Le dije que seguíamos guardando las barajas y los dominós y
que, si encontraba a gente con la que reunirse, el salón estaba a su
disposición.
Se limitó a encogerse de hombros.
ANDO MUY PERDIDO, escribió.
Su mensaje me produjo una mezcla de tristeza e impotencia.
Quise responderle algo que le aliviara, pero no supe qué añadir. Vi que se
disponía a seguir escribiendo y, como estaba de pie, le acerqué una silla para
que se sentara a mi lado, en mi mesa.
TÚ ERES DE VILLENA?, escribió.
—No, de Yecla —le respondí.
En seguida se llevó una mano al pecho y sonrió mientras me
miraba. Volvió a coger un papel y escribió:
MI MADRE ERA DE YECLA.
Después contempló el papel con una expresión cargada de
nostalgia y lo besó suavemente. Me conmovió su gesto.
Desde las mesas del fondo llegaba el trajín de las mujeres
jugando al bingo. Él volvió a escribir:
HAY ALGUNA MUJER VIUDA EN ESE GRUPO?
Me hizo gracia la pregunta.
—Pues sí —respondí bajando un poco la voz—. Creo que todas
son viudas.
Me miró con una mezcla de sorpresa y esperanza, pero
enseguida volvió a encogerse de hombros. Arrugó el papel anterior y tomó otro
del fajo para escribir otro mensaje:
BUSCO UNA MUJER PARA VIVIR EN COMPAÑÍA, PERO… —y de nuevo se
señaló la garganta.
Me dolió imaginarme en su lugar: se veía la buena voluntad e
imaginé las ganas de rehacer su vida, y al mismo tiempo lo difícil que debía de
resultarle cualquier acercamiento.
En un nuevo papel escribió:
ME SIENTO SOLO.
Me volvió a descolocar. Sentí una inmediata necesidad de
serle útil de alguna manera, pero no tenía ni idea de cómo hacerlo.

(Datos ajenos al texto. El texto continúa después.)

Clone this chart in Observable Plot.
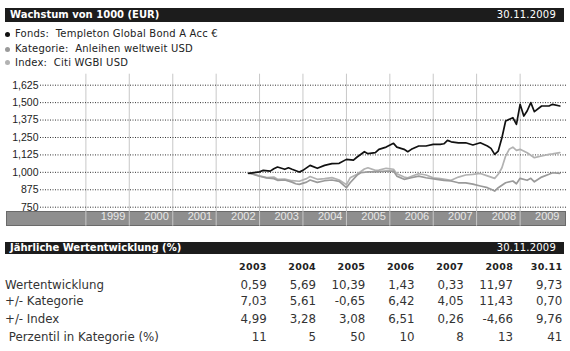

Se estaba abriendo conmigo y me dio apuro no recordar su
nombre.
—¿Cómo te llamabas?
PEDRO, escribió.
—Ah, es verdad —le dije—. Yo Juan.
Asintió varias veces. Él sí recordaba mi nombre.
Le pregunté si seguía teniendo contacto con alguno de los que
venían antes a jugar. Me escribió que ahora algunos iban al centro de mayores
de la Plaza del Rollo, pero que aquello no le gustaba.
Le expliqué que tengo entendido que algunos creen que aquí ya
no se puede jugar, cuando no es cierto; que todo fue consecuencia de la
pandemia, pero que la sala sigue abierta, y que, si se cruza con alguien de la
zona, les diga que aquí pueden seguir viniendo con normalidad.
También lo animé a apuntarse a los bailes porque así podría
conocer a más gente y moverse un poco, que siempre viene bien.
Hubo algún silencio breve. Parecía valorar lo que le decía
sin terminar de decidirse. No daba la sensación de estar muy convencido, pero
sí de estar escuchando.
Después escribió una nueva nota y me la pasó:
TE IBA A PREGUNTAR TANTAS COSAS QUE NO SÉ. QUE ME ALEGRO DE
VERTE. TÚ SIEMPRE ME HAS CAÍDO BIEN.
Sentí un enorme afecto hacia él y se lo hice notar
apretándole una mano. Nunca hubiera imaginado que aquel hombre que emitía un
saludo ronco al entrar al CEAM se sentaría un día a mi lado y me contaría estas
cosas mostrando tanta franqueza.
Antes de despedirnos le di un abrazo y le deseé una buena
entrada en el año nuevo.
Cuando se marchó, me quedé mirando la mesa llena de papeles
arrugados y me guardé el último que había escrito.
Me pregunto cuántas oportunidades tendrá este hombre de abrirse, de que alguien lo escuche de verdad.